Investigating the impact of transient hardware faults on deep learning neural network inference
Md Hasanur Rahman,Sabuj Laskar,Guanpeng Li
DOI: https://doi.org/10.1002/stvr.1873
2024-02-03
Software Testing Verification and Reliability
Abstract:This study investigates the impact of transient hardware faults and algorithmic inaccuracies on DNN misclassifications in terms of safety‐critical behavior. Specifically, this study offers a more comprehensive understanding of the impact of multifaceted factors influencing the likelihood of safety‐critical misclassifications across different DNN models. Our thorough findings highlight that transient hardware faults pose a greater risk than intrinsic algorithmic inaccuracies to cause safety‐critical misclassifications. Summary Safety‐critical applications, such as autonomous vehicles, healthcare, and space applications, have witnessed widespread deployment of deep neural networks (DNNs). Inherent algorithmic inaccuracies have consistently been a prevalent cause of misclassifications, even in modern DNNs. Simultaneously, with an ongoing effort to minimize the footprint of contemporary chip design, there is a continual rise in the likelihood of transient hardware faults in deployed DNN models. Consequently, researchers have wondered the extent to which these faults contribute to DNN misclassifications compared to algorithmic inaccuracies.

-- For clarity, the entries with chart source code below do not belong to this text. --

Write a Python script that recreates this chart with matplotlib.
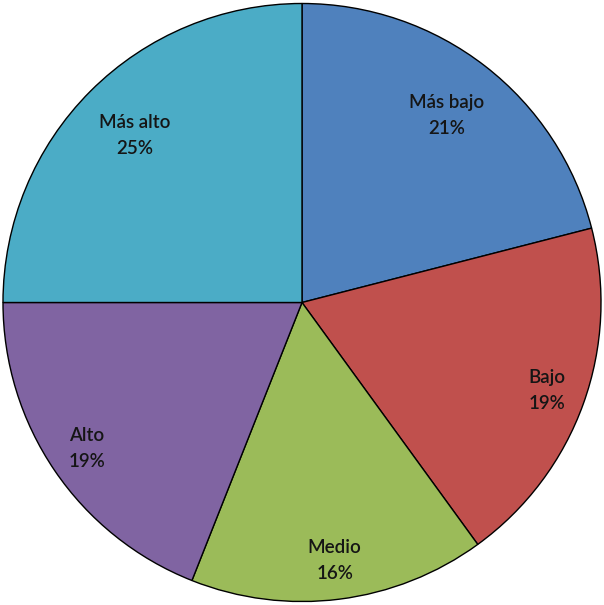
"""Pie chart: distribution by level."""

import matplotlib.pyplot as plt
import numpy as np

labels = ["Más bajo", "Bajo", "Medio", "Alto", "Más alto"]
shares = [21, 19, 16, 19, 25]
colors = ["#4F81BD", "#C0504D", "#9BBB59", "#8064A2", "#4BACC6"]
label_radius = [0.79, 0.87, 0.87, 0.87, 0.79]

fig = plt.figure(figsize=(6.04, 6.05), dpi=100)
ax = fig.add_axes([0, 0, 1, 1])
wedges, _ = ax.pie(
    shares,
    colors=colors,
    startangle=90,
    counterclock=False,
    radius=1.0,
    wedgeprops=dict(edgecolor="black", linewidth=1.0),
)

for w, lab, val, r in zip(wedges, labels, shares, label_radius):
    mid = np.deg2rad((w.theta1 + w.theta2) / 2)
    ax.text(r * np.cos(mid), r * np.sin(mid), f"{lab}\n{val}%",
            ha="center", va="center", fontsize=13.5, family="Lato",
            fontweight="semibold", color="#151515", linespacing=1.65)

ax.set_xlim(-1.01, 1.01)
ax.set_ylim(-1.01, 1.01)
ax.set_aspect("equal")
ax.axis("off")
fig.savefig("out.png", dpi=100)
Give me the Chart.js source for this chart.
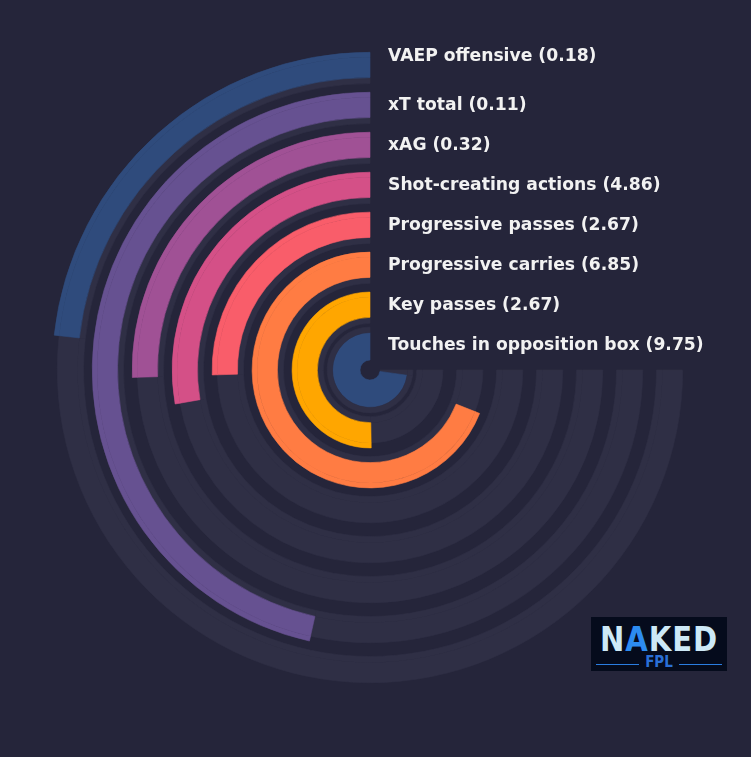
<!DOCTYPE html>
<html>
<head>
<meta charset="utf-8">
<script src="https://cdn.jsdelivr.net/npm/chart.js@4.4.0/dist/chart.umd.min.js"></script>
<style>
  html, body { margin: 0; padding: 0; background: #25253a; }
  #wrap { position: relative; width: 751px; height: 757px; overflow: hidden; }
  #rings { position: absolute; left: 0; top: 0; }
  #logo {
    position: absolute; left: 591px; top: 617px; width: 136px; height: 54px;
    background: #050b1c; font-family: "DejaVu Sans Condensed", "DejaVu Sans", sans-serif;
  }
  #logo .top {
    position: absolute; left: 0; right: 0; top: 5px; text-align: center;
    font-weight: bold; font-size: 34px; line-height: 34px; letter-spacing: 1px; color: #cde9f7;
    transform: scaleX(0.95);
  }
  #logo .top b { color: #2d8cf0; }
  #logo .bot {
    position: absolute; left: 5px; right: 5px; top: 38px; height: 14px;
    display: flex; align-items: center; gap: 6px;
  }
  #logo .bot i { flex: 1; height: 1px; background: #2a7de1; margin-top: 5px; }
  #logo .bot span { font-weight: bold; font-size: 15px; color: #2a6fd6; line-height: 15px; }
</style>
</head>
<body>
<div id="wrap">
  <canvas id="rings" width="751" height="757"></canvas>
  <div id="logo">
    <div class="top">N<b>A</b>KED</div>
    <div class="bot"><i></i><span>FPL</span><i></i></div>
  </div>
</div>
<script>
// metric names, per-90 values shown in the labels, and percentile (bar length)
const labels = ['VAEP offensive', 'xT total', 'xAG', 'Shot-creating actions',
                'Progressive passes', 'Progressive carries', 'Key passes', 'Touches in opposition box'];
const values = [0.18, 0.11, 0.32, 4.86, 2.67, 6.85, 2.67, 9.75];
const percentiles = [31, 62, 34, 37, 34, 92, 67, 97];

const colors = ['#2f4b7c', '#665191', '#a05195', '#d45087', '#f95d6a', '#ff7c43', '#ffa600', '#2f4b7c'];
const TRACK = '#2f2f45';
const NONE = 'rgba(0,0,0,0)';

// radial bands per ring (outside -> in), thickness in px (weights)
// bar sits a few px further out than its grey track
const outerBands = [['bar', 5], ['both', 20.3], ['track', 6], ['gap', 8.7]];
const lastOuterBands = [['bar', 5], ['both', 20.3], ['track', 6], ['gap', 3.7]];
const innerBands = [['track', 5.5], ['both', 27.5]];

const datasets = [];
labels.forEach((name, i) => {
  let bands = outerBands;
  if (i === labels.length - 1) bands = innerBands;
  else if (i === labels.length - 2) bands = lastOuterBands;
  const p = percentiles[i];
  bands.forEach(([kind, w]) => {
    const fill = {
      bar: [NONE, NONE, colors[i]],
      both: [NONE, TRACK, colors[i]],
      track: [NONE, TRACK, TRACK],
      gap: [NONE, NONE, NONE]
    }[kind];
    datasets.push({
      ring: i,
      kind: kind,
      // 90deg empty quadrant (top right), then the 270deg scale: rest, value
      data: [90, (100 - p) * 2.7, p * 2.7],
      backgroundColor: fill,
      borderColor: fill,
      borderWidth: kind === 'gap' ? 0 : 0.6,
      weight: w
    });
  });
});

const ringLabels = {
  id: 'ringLabels',
  afterDatasetsDraw(chart) {
    const ctx = chart.ctx;
    ctx.save();
    ctx.font = 'bold 17.2px "DejaVu Sans"';
    ctx.fillStyle = '#f2f2f2';
    ctx.textBaseline = 'middle';
    ctx.textAlign = 'left';
    labels.forEach((name, i) => {
      let outer = null, inner = null, cx = 0, cy = 0;
      chart.data.datasets.forEach((ds, di) => {
        if (ds.ring !== i) return;
        const arc = chart.getDatasetMeta(di).data[2];
        cx = arc.x; cy = arc.y;
        if (ds.kind === 'bar' || (ds.kind === 'both' && outer === null)) outer = arc.outerRadius;
        if (ds.kind === 'both') inner = arc.innerRadius;
      });
      let y = cy - (outer + inner) / 2 + 1;
      if (i === 0) y -= 9;
      if (i === labels.length - 1) y -= 2;
      ctx.fillText(name + ' (' + values[i].toFixed(2) + ')', cx + 18, y);
    });
    ctx.restore();
  }
};

new Chart(document.getElementById('rings'), {
  type: 'doughnut',
  data: { labels: ['', 'rest', 'value'], datasets: datasets },
  options: {
    responsive: false,
    animation: false,
    events: [],
    cutout: 10,
    rotation: 0,
    circumference: 360,
    layout: { padding: { left: 52, top: 52, right: 63, bottom: 69 } },
    plugins: { legend: { display: false }, tooltip: { enabled: false } }
  },
  plugins: [ringLabels]
});
</script>
</body>
</html>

This article delves into the impact of DNN misclassifications caused by transient hardware faults and intrinsic algorithmic inaccuracies in safety‐critical applications. Initially, we enhance a cutting‐edge fault injector, TensorFI, for TensorFlow applications to facilitate fault injections on modern DNN non‐sequential models in a scalable manner. Subsequently, we analyse the DNN‐inferred outcomes based on our defined safety‐critical metrics. Finally, we conduct extensive fault injection experiments and a comprehensive analysis to achieve the following objectives: (1) investigate the impact of different target class groupings on DNN failures and (2) pinpoint the most vulnerable bit locations within tensors, as well as DNN layers accountable for the majority of safety‐critical misclassifications. Our findings regarding different grouping formations reveal that failures induced by transient hardware faults can have a substantially greater impact (with a probability up to 4 × higher) on safety‐critical applications compared to those resulting from algorithmic inaccuracies. Additionally, our investigation demonstrates that higher order bit positions in tensors, as well as initial and final layers of DNNs, necessitate prioritized protection compared to other regions.
computer science, software engineering